Global oil prices experienced a significant drop on Friday following Iran’s announcement that the Strait of Hormuz was “completely open” for commercial shipping during a ceasefire, alleviating concerns of prolonged supply disruptions in a crucial energy passage. The declaration led to a sharp decline in oil prices, with Brent crude, the global benchmark, falling approximately 10% to around $89 per barrel, and West Texas Intermediate (WTI), the US benchmark, dropping over 10% to about $81.50 per barrel. This development sparked market optimism about reduced tensions in the Persian Gulf region, although uncertainties lingered regarding the ceasefire’s sustainability and the extent of the reopening.
The market reaction to Iran’s statement was swift, with oil prices hitting their lowest levels in weeks. The drop in prices was also accompanied by positive movements in other sectors, as US stocks surged, with the Dow climbing 640 points, or 1.2%, and both the S&P 500 and Nasdaq registering gains. Despite the optimism in the market, analysts cautioned that the situation might not be as clear-cut as perceived. The reopening of the Strait of Hormuz, a critical route for global energy trade, raised questions about the actual impact on supply constraints and the practicality of safe navigation, given the ongoing enforcement measures by the US, including a naval blockade on Iranian ports.

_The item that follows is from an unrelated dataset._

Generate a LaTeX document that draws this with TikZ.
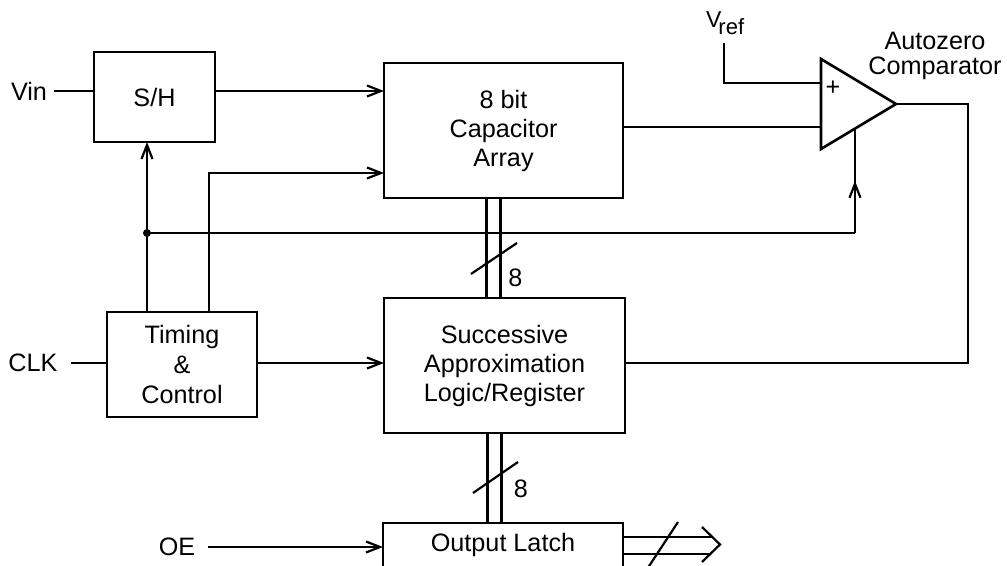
\documentclass[tikz,border=0pt]{standalone}
\usepackage{fontspec}
\setmainfont{Liberation Sans}
\usetikzlibrary{arrows.meta, calc, decorations.markings}

\begin{document}
\begin{tikzpicture}[x=0.5pt, y=-0.5pt, >={Straight Barb[length=7pt,width=5.5pt]}, line width=1.1pt,
  font=\fontsize{12.6}{14.5}\selectfont,
  blk/.style={draw, line width=1.3pt, align=center, outer sep=0pt},
  midarr/.style={postaction={decorate}, decoration={markings, mark=at position 0.5 with {\arrow{>}}}}]
  \clip (0,0) rectangle (1007,566);
  \node[blk, minimum width=60.5pt, minimum height=45pt] (sh) at (154.5,97) {S/H};
  \node[blk, minimum width=119.5pt, minimum height=67.5pt] (cap) at (503.5,130.5) {8 bit\\Capacitor\\Array};
  \node[blk, minimum width=120.5pt, minimum height=67.5pt] (sar) at (504.5,365.5) {Successive\\Approximation\\Logic/Register};
  \node[blk, minimum width=75pt, minimum height=52.5pt, font=\fontsize{12.6}{15}\selectfont] (tim) at (182,364.5) {Timing\\\&\\Control};
  \node[blk, minimum width=120pt, anchor=north, text height=11pt, text depth=30pt] (latch) at (503,523) {Output Latch};
  \coordinate (cT) at (821,59);
  \coordinate (cB) at (821,149);
  \coordinate (cO) at (896,104);
  \draw[line width=1.3pt] (cT) -- (cO) -- (cB) -- cycle;
  \node (plus) at (833,88) {+};
  \node[align=center, font=\fontsize{12.6}{12.5}\selectfont] (atz) at (935,56) {Autozero\\Comparator};
  \node[anchor=base west, inner sep=0pt] (vref) at (705,28) {\fontsize{11.5}{11}\selectfont V\kern-1.5pt\raisebox{-3.5pt}{\fontsize{11}{10}\selectfont ref}};
  \coordinate (vpin) at (724,43);
  \coordinate (cP) at ($(cT)!0.267!(cB)$);
  \coordinate (cN) at ($(cT)!0.756!(cB)$);
  \coordinate (cL) at ($(cB)!0.453!(cO)$);
  \draw (vpin) |- (cP);
  \draw (cap.east |- cN) -- (cN);
  \node[inner sep=3pt] (vin) at (29,91) {Vin};
  \draw (vin) -- (vin -| sh.west);
  \draw[->] (sh.east |- vin) -- (cap.west |- vin);
  \coordinate (t1) at ($(tim.north west)+(40,0)$);
  \coordinate (t2) at ($(tim.north west)+(102,0)$);
  \coordinate (jn) at ($(t1)+(0,-79)$);
  \draw[->] (t1) -- (t1 |- sh.south);
  \draw[->] (t2) |- ($(cap.north west)+(0,110)$);
  \draw (jn) -- (jn -| cL);
  \draw[midarr] (jn -| cL) -- (cL);
  \fill (jn) circle (2pt);
  \node[inner sep=6pt] (clk) at (33,363) {CLK};
  \draw (clk) -- (clk -| tim.west);
  \draw[->] (tim.east |- clk) -- (sar.west |- clk);
  \coordinate (fb) at (968,363);
  \draw (cO) -| (fb) -- (sar.east |- fb);
  \node[inner sep=6pt] (oe) at (177,547) {OE};
  \draw[->] (oe) -- (oe -| latch.west);
  \foreach \dx in {-17,-3} {
    \draw ($(cap.south)+(\dx,0)$) -- ++(0,100);
    \draw ($(sar.south)+(\dx,0)$) -- ++(0,90);
  }
  \draw ($(cap.south)+(-32.5,76)$) -- ++(46,-31);
  \node (n8a) at ($(cap.south)+(12,80)$) {8};
  \draw ($(sar.south)+(-31.5,60)$) -- ++(45,-31);
  \node (n8b) at ($(sar.south)+(16.5,55.5)$) {8};
  \coordinate (otip) at (720,544.5);
  \draw ($(otip)+(-18,-17.5)$) -- (otip) -- ($(otip)+(-18,17.5)$);
  \draw (latch.east |- 0,537) -- ($(otip)+(-7.7,-7.5)$);
  \draw (latch.east |- 0,554) -- ($(otip)+(-9.8,9.5)$);
  \draw (646.5,570) -- (678,522);
\end{tikzpicture}
\end{document}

The conflicting stances between Iran’s announcement and the US’s continued enforcement actions have left energy markets in a state of uncertainty, balancing hope with prudence. The Strait of Hormuz’s significance in global energy trade cannot be understated, as disruptions in the past have led to immediate fluctuations in oil prices. While the recent price drop indicates a temporary stabilization, the limited duration of the ceasefire and unresolved geopolitical tensions suggest that market volatility is likely to persist in the short term.